**Dataset records**.
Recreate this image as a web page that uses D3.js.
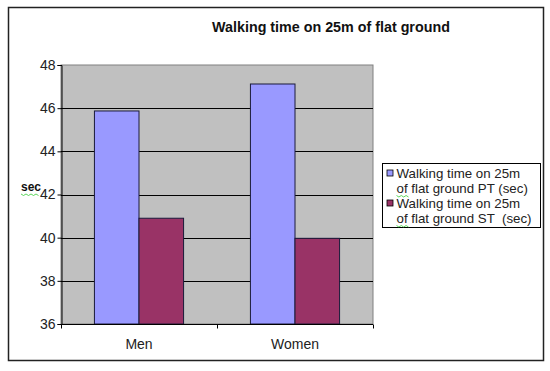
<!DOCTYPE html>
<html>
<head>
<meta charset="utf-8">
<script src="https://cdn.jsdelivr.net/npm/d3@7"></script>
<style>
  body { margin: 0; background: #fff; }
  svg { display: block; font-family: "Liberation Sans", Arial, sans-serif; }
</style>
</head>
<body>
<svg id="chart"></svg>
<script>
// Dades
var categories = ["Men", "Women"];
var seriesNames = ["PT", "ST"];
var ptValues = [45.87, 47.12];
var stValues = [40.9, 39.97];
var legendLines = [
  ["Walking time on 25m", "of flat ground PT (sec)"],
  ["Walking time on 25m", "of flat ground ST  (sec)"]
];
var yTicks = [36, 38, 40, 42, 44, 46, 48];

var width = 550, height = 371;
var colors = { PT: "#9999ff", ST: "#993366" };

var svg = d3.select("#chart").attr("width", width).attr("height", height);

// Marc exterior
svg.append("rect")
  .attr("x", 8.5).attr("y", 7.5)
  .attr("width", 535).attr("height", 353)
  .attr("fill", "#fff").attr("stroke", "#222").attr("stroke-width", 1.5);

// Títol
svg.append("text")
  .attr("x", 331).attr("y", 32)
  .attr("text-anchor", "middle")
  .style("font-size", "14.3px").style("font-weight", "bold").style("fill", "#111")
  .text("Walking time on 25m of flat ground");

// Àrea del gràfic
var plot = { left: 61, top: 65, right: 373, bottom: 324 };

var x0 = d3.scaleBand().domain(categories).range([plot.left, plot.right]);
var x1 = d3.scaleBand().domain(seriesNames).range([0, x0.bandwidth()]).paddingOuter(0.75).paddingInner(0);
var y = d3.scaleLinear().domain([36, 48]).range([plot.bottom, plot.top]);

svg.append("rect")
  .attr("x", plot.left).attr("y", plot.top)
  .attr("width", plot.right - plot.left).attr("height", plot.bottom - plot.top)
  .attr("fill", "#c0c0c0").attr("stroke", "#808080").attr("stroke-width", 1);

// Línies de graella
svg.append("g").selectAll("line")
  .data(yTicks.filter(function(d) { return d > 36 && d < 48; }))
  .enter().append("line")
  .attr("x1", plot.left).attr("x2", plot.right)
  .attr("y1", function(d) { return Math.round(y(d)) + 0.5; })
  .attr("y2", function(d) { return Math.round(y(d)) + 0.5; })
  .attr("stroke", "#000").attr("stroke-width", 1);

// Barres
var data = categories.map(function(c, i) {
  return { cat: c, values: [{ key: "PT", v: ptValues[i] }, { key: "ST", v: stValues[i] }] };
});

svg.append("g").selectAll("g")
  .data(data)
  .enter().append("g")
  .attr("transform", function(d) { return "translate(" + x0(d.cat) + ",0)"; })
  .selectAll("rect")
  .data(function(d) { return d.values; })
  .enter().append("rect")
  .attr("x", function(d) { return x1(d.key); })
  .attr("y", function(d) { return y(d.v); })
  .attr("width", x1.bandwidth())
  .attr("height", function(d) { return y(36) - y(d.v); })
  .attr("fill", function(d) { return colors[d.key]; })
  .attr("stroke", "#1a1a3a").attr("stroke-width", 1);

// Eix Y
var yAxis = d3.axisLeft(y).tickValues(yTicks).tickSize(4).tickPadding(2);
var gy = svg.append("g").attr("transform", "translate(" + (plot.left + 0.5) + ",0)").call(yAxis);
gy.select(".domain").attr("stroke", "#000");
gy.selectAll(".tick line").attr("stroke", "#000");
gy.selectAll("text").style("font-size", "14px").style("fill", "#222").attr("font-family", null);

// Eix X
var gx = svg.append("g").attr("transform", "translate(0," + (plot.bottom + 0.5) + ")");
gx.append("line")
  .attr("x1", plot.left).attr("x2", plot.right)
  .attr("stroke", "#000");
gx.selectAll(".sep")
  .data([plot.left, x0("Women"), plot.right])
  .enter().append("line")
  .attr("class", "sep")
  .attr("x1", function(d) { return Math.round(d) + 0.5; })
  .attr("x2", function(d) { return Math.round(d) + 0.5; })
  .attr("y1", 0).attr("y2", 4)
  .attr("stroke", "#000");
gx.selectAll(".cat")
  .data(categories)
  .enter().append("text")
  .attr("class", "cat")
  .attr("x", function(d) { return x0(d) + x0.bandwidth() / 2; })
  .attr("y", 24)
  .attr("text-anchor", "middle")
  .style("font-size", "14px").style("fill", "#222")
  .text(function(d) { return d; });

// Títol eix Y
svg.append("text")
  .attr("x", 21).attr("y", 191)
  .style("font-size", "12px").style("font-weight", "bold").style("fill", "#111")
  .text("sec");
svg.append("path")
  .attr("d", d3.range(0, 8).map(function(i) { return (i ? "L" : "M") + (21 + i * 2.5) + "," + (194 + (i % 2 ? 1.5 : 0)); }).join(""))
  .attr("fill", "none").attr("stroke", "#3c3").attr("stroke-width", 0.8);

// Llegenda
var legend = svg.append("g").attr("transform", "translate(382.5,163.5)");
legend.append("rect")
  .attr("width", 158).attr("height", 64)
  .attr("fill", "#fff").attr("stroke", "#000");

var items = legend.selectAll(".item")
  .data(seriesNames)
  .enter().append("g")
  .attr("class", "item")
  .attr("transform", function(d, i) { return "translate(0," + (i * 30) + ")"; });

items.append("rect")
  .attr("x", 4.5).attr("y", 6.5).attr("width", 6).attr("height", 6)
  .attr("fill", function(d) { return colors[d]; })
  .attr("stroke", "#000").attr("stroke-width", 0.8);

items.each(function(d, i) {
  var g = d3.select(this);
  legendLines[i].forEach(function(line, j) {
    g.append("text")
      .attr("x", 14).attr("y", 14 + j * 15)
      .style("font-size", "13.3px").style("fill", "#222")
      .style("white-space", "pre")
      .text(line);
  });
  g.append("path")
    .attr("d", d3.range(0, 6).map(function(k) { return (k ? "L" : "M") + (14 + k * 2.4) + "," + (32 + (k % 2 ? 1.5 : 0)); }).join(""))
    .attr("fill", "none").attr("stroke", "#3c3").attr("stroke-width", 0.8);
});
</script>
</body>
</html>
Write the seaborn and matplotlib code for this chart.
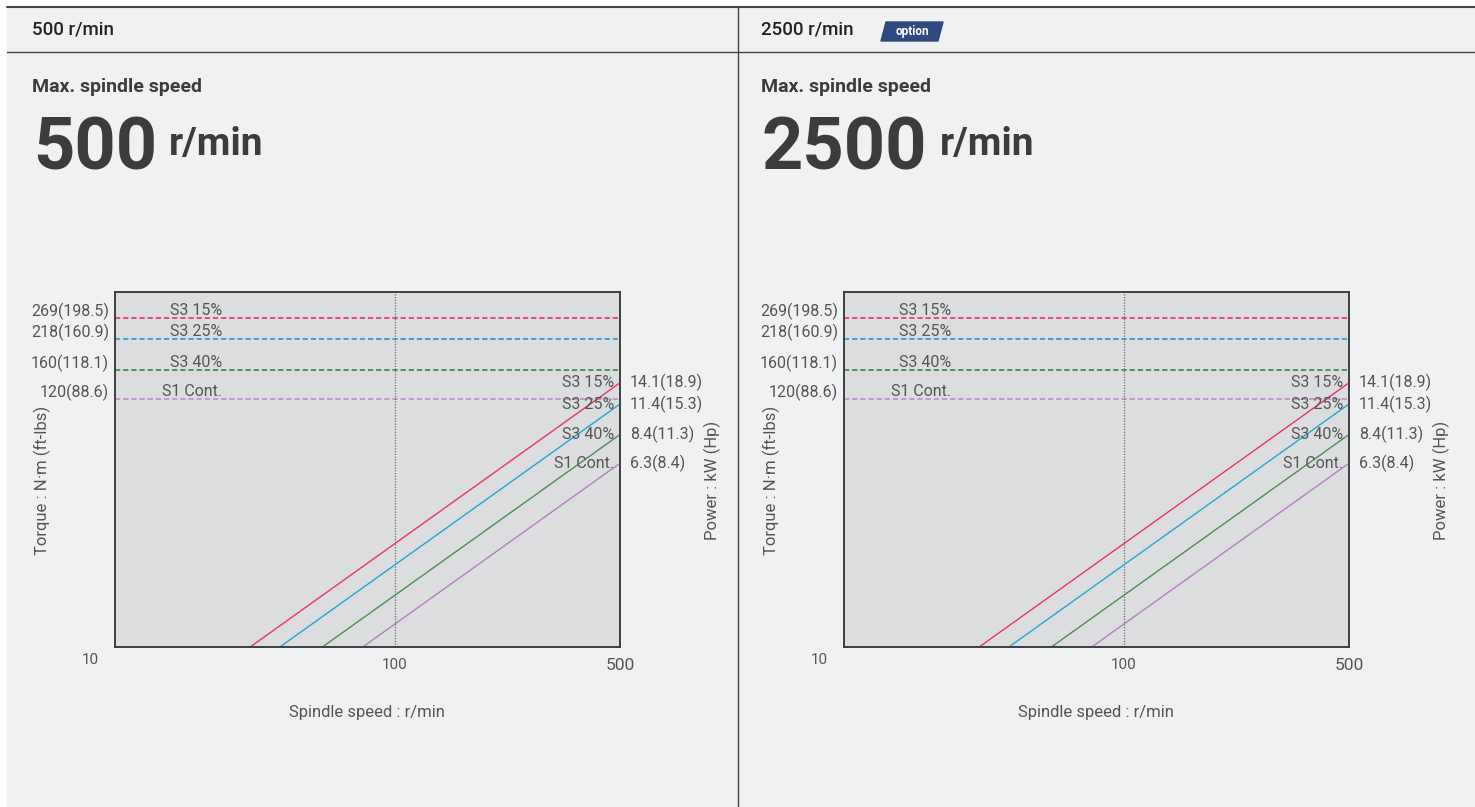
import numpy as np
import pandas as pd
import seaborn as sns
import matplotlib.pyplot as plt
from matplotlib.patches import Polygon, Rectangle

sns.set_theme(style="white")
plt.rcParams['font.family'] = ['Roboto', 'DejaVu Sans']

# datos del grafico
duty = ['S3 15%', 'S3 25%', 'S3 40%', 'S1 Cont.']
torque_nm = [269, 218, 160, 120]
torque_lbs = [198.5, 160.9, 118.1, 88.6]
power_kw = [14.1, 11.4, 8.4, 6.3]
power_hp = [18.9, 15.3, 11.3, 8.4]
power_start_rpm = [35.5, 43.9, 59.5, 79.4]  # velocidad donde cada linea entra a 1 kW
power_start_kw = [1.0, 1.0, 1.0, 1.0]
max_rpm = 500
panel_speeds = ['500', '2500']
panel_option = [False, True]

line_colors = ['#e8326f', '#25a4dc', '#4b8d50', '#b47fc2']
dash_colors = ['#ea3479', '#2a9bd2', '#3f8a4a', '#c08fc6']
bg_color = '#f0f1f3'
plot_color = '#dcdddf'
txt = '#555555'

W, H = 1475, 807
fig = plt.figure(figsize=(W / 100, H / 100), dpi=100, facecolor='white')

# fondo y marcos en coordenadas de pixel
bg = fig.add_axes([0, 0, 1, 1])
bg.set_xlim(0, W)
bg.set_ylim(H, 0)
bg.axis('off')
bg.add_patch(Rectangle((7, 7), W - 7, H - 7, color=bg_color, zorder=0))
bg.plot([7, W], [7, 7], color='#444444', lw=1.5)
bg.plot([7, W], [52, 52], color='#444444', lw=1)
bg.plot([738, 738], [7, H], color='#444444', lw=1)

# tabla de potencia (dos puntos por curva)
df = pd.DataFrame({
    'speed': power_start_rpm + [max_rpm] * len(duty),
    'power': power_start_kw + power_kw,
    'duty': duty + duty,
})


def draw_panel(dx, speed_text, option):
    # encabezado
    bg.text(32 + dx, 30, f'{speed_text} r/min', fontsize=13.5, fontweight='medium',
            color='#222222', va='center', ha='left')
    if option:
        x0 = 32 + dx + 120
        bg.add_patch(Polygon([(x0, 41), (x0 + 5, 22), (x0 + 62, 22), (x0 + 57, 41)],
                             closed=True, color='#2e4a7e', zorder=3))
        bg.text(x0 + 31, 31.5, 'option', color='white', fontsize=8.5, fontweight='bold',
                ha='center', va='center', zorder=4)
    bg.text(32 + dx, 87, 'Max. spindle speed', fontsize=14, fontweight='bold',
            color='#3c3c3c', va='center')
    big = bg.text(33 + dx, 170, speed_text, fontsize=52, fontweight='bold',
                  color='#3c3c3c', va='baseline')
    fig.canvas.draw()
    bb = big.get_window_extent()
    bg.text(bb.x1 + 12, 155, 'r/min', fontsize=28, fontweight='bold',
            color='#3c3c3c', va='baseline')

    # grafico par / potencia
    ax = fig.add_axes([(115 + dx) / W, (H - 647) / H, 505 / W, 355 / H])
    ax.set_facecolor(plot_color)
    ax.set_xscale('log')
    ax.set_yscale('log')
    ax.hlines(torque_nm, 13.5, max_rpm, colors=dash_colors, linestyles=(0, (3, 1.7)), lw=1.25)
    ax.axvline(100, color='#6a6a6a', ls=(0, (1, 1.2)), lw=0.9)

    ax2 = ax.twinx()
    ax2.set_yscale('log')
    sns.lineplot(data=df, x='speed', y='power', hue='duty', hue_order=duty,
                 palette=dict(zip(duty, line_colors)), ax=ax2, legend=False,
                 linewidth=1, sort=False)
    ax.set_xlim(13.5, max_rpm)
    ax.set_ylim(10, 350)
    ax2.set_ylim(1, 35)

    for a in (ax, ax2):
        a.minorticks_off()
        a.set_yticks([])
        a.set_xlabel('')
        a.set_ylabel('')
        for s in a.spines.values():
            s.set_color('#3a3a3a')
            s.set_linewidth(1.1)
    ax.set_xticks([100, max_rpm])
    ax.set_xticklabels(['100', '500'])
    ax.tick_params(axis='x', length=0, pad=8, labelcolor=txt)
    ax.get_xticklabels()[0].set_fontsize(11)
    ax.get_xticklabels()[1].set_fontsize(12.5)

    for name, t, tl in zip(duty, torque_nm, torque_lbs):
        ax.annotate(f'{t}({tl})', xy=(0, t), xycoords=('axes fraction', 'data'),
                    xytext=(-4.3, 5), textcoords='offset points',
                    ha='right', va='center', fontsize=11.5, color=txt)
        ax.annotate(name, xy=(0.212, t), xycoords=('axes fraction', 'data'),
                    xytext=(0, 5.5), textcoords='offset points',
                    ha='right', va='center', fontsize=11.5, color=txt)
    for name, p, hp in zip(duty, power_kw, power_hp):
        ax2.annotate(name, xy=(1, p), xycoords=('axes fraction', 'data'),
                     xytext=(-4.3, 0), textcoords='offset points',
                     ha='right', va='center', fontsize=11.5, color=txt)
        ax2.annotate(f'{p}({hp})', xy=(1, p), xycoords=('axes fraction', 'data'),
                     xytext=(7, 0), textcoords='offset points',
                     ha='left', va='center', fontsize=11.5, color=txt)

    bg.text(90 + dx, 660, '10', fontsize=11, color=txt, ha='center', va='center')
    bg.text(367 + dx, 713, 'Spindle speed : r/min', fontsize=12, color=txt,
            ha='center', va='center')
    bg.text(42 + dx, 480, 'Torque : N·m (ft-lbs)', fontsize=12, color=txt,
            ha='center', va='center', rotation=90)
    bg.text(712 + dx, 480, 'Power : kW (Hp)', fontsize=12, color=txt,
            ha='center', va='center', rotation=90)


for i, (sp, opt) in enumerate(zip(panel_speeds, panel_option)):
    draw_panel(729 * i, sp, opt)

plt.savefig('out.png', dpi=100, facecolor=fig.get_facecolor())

**Directions for this task**. Retype only the lines above from the one with "Write the seaborn" through the one with "plt.rcParams['font.family'] = ['Roboto', 'DejaVu", exactly and with both ends. Images stay out.

**Expected output**.
Write the seaborn and matplotlib code for this chart.
import numpy as np
import pandas as pd
import seaborn as sns
import matplotlib.pyplot as plt
from matplotlib.patches import Polygon, Rectangle

sns.set_theme(style="white")
plt.rcParams['font.family'] = ['Roboto', 'DejaVu Sans']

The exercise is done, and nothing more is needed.